In fact, high prices of fertilisers are already impacting crop selection, globally. Price of fertilisers have shot up. Nitrogen fertilisers are made of natural gas, whose prices have doubled. Ammonia fertilisers have gone up 5X from $200/ t to $1000. Potassium has gone up from $200 to 700/t and phosphorous from $250 to 700 (watch this video). So farmers have changed their cropping pattern, and this will manifest itself later this year. Remember, it was shortage of wheat and bread that triggered riots in the Middle East, called the Arab Springs. Imagine how such riots could spread to other countries, especially weaker African ones.

Globalisation has taken mortal body blows, first from Covid and then from the invasion.

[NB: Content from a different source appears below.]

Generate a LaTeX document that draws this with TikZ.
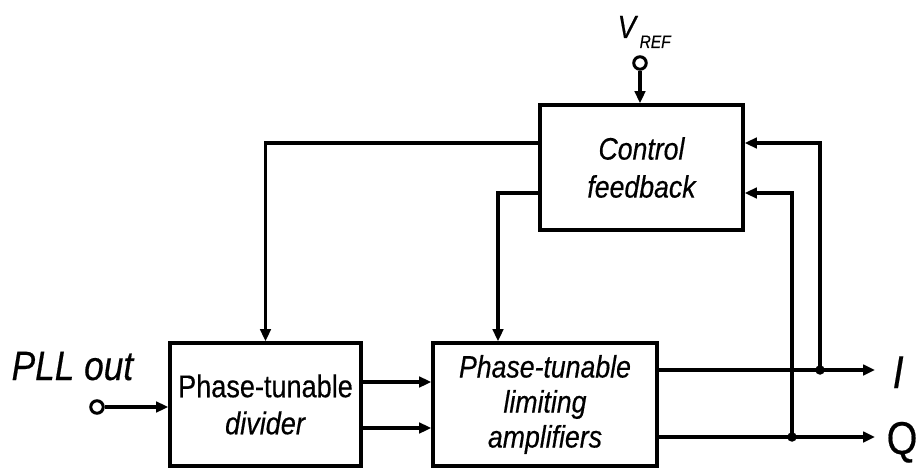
\documentclass[tikz,border=0pt]{standalone}
\usepackage{fontspec}
\setmainfont{Liberation Sans}[FakeStretch=0.86,FakeBold=0.4]
\usetikzlibrary{arrows.meta}
\begin{document}
\begin{tikzpicture}[x=1pt,y=-1pt, line width=3.3pt,
  blk/.style={draw, line width=3.6pt, inner sep=0pt, align=center, font=\fontsize{31.5}{37}\selectfont},
  arr/.style={-{Triangle[length=12pt,width=10.5pt]}},
  jdot/.style={circle, fill, inner sep=0pt, minimum size=9.5pt},
  term/.style={circle, draw, line width=3pt, inner sep=0pt, minimum size=12.5pt, fill=white},
  lbl/.style={anchor=base west, inner sep=0pt}]
\useasboundingbox (0,0) rectangle (916,468);
% blocks
\node[blk, minimum width=191pt, minimum height=123pt] (div) at (265.5,404.5) {Phase-tunable\\\textit{divider}};
\node[blk, minimum width=224pt, minimum height=123pt, font=\fontsize{31}{35}\selectfont\itshape] (amp) at (545,404.5) {Phase-tunable\\limiting\\amplifiers};
\node[blk, minimum width=203pt, minimum height=125pt, font=\fontsize{31}{38}\selectfont\itshape] (ctrl) at (641.5,167.5) {Control\\feedback};
% terminals and junctions
\node[term] (pll) at (97,407) {};
\node[term] (vref) at (640,63) {};
\coordinate (Iend) at (875,370);
\coordinate (Qend) at (875,437);
\node[jdot] (jI) at (820,370) {};
\node[jdot] (jQ) at (792,437) {};
% labels
\node[lbl, font=\fontsize{41}{41}\selectfont\itshape] (pllt) at (10,380) {PLL out};
\node[lbl, font=\fontsize{46}{46}\selectfont\itshape] (Ilab) at (891,388) {I};
\node[lbl, font=\fontsize{46}{46}\selectfont] (Qlab) at (885,454) {Q};
\node[lbl, font=\fontsize{32}{32}\selectfont\itshape] (vt) at (616,38) {V};
\node[lbl, font=\fontsize{18}{18}\selectfont\itshape] (vsub) at (638,48) {REF};
% connectors
\draw[arr] (pll.east) -- (pll.east -| div.west);
\draw[arr] (vref.south) -- (vref.south |- ctrl.north);
\draw[arr] ([yshift=22.5pt]div.east) -- ([yshift=22.5pt]amp.west);
\draw[arr] ([yshift=-23.5pt]div.east) -- ([yshift=-23.5pt]amp.west);
\draw[arr] ([yshift=34.5pt]amp.east) -- (Iend);
\draw[arr] ([yshift=-32.5pt]amp.east) -- (Qend);
\draw[arr] (jI.center) |- ([yshift=24.5pt]ctrl.east);
\draw[arr] (jQ.center) |- ([yshift=-25.5pt]ctrl.east);
\draw[arr] ([yshift=24.5pt]ctrl.west) -| (div.north);
\draw[arr] ([yshift=-25.5pt]ctrl.west) -| ([xshift=-47pt]amp.north);
\end{tikzpicture}
\end{document}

The world will become vastly different, resembling, perhaps an Orwellian world divided into three blocks, Oceania, Eurasia and Eastasia.

Now there is a further threat to the existing world order. Saudi Arabia is considering allowing China to price its oil in yuan, instead of the US $? Should that happen, it would be the beginning of the end of the petrodollar. It was the petrodollar which allowed USD to become the reserve currency of the world, thereby permitting Americans to live beyond their means, with the ability to bow or the difference. Take that away, and US loses its economic hegemony. Iran has agreed to sell its crude to India in INR.

This, then, would hasten the Orwellian trichotomy. USA is self sufficient in oil, grows enough food, and, with oceans on two sides and no threat from friendly neighbours, can afford to unwind globalisation. USA is the sole guarantor of free and open sea routes upon which global trade is based. So the consequences of a de-dollarisation and de-globalisation would be fraught with immense pitfalls. Not something to look forward to!

Government of India is monitoring India’s performance across 31 global indices with a view to improving it. One of the things it has to sharply and urgently focus on is judicial reform. Why this hasn’t yet been given enough attention to is alarming. Perhaps because nearly half the members of Parliament have criminal charges pending against them, (a crying shame that political parties give them tickets to contest). Until these charges are finally disposed off by the Supreme Court, the MPs can continue to contest elections, so they have a vested interest in judicial delays.

Judicial delays are a mockery of justice, alarmingly so in India which has a backlog of nearly 6 million cases in High Courts. The IL&FS case will drag on forever because of interminable delays in intertwined cases. None of the Ponzi scams like NSEL, Rose Valley, Sahara etc have reached a conclusion. The Government is, sadly, impervious to the pain of others. Not so, to the pain of its own banks, where it spends a lot of time, money and effort to effect recoveries from the likes of Mallya, Modi and Mehul.

Shankkar Aiyar opines that the mindless plethora of laws and regulations only ends up criminalising entrepreneurship.

So, it is a contradiction if, on the one hand, GOI seeks to monitor its performance on ranking in global indices, which is good, yet, on the other, it does little to streamline laws, curb  the concurrent corruption, and reduce the interminable judicial delays, all of which pull down our ranking. If GOI desires to improve, it must focus on correcting its weaknesses.

Last week the Sensex closed at 57863, up 2329 points over the week.

Reputed fund manager, Akash Prakash, opines that foreign investors are, for now, quitting India. Since October they have sold, net, stocks worth $ 20 b. (Higher than the $ 15 b. sold after the 2008 global financial crisis). Central banks, led by US Fed, are withdrawing global liquidity. Domestic retail investors have been buying, and providing support.

Yet Indian markets are trading at 20 times forward earnings, and at a whopping 65% valuation premium to emerging markets! That’s expensive! Can such valuations sustain?

Not with the rising prices of everything! Crude oil (India imports 85% of its requirements; the deal between IOCL and Russia will meet a small part of it), of coal, wheat, fertilisers, and other commodities are shooting up, as is the cost of money. Yes, the Indian economy will grow. But perhaps not fast enough to justify current valuations.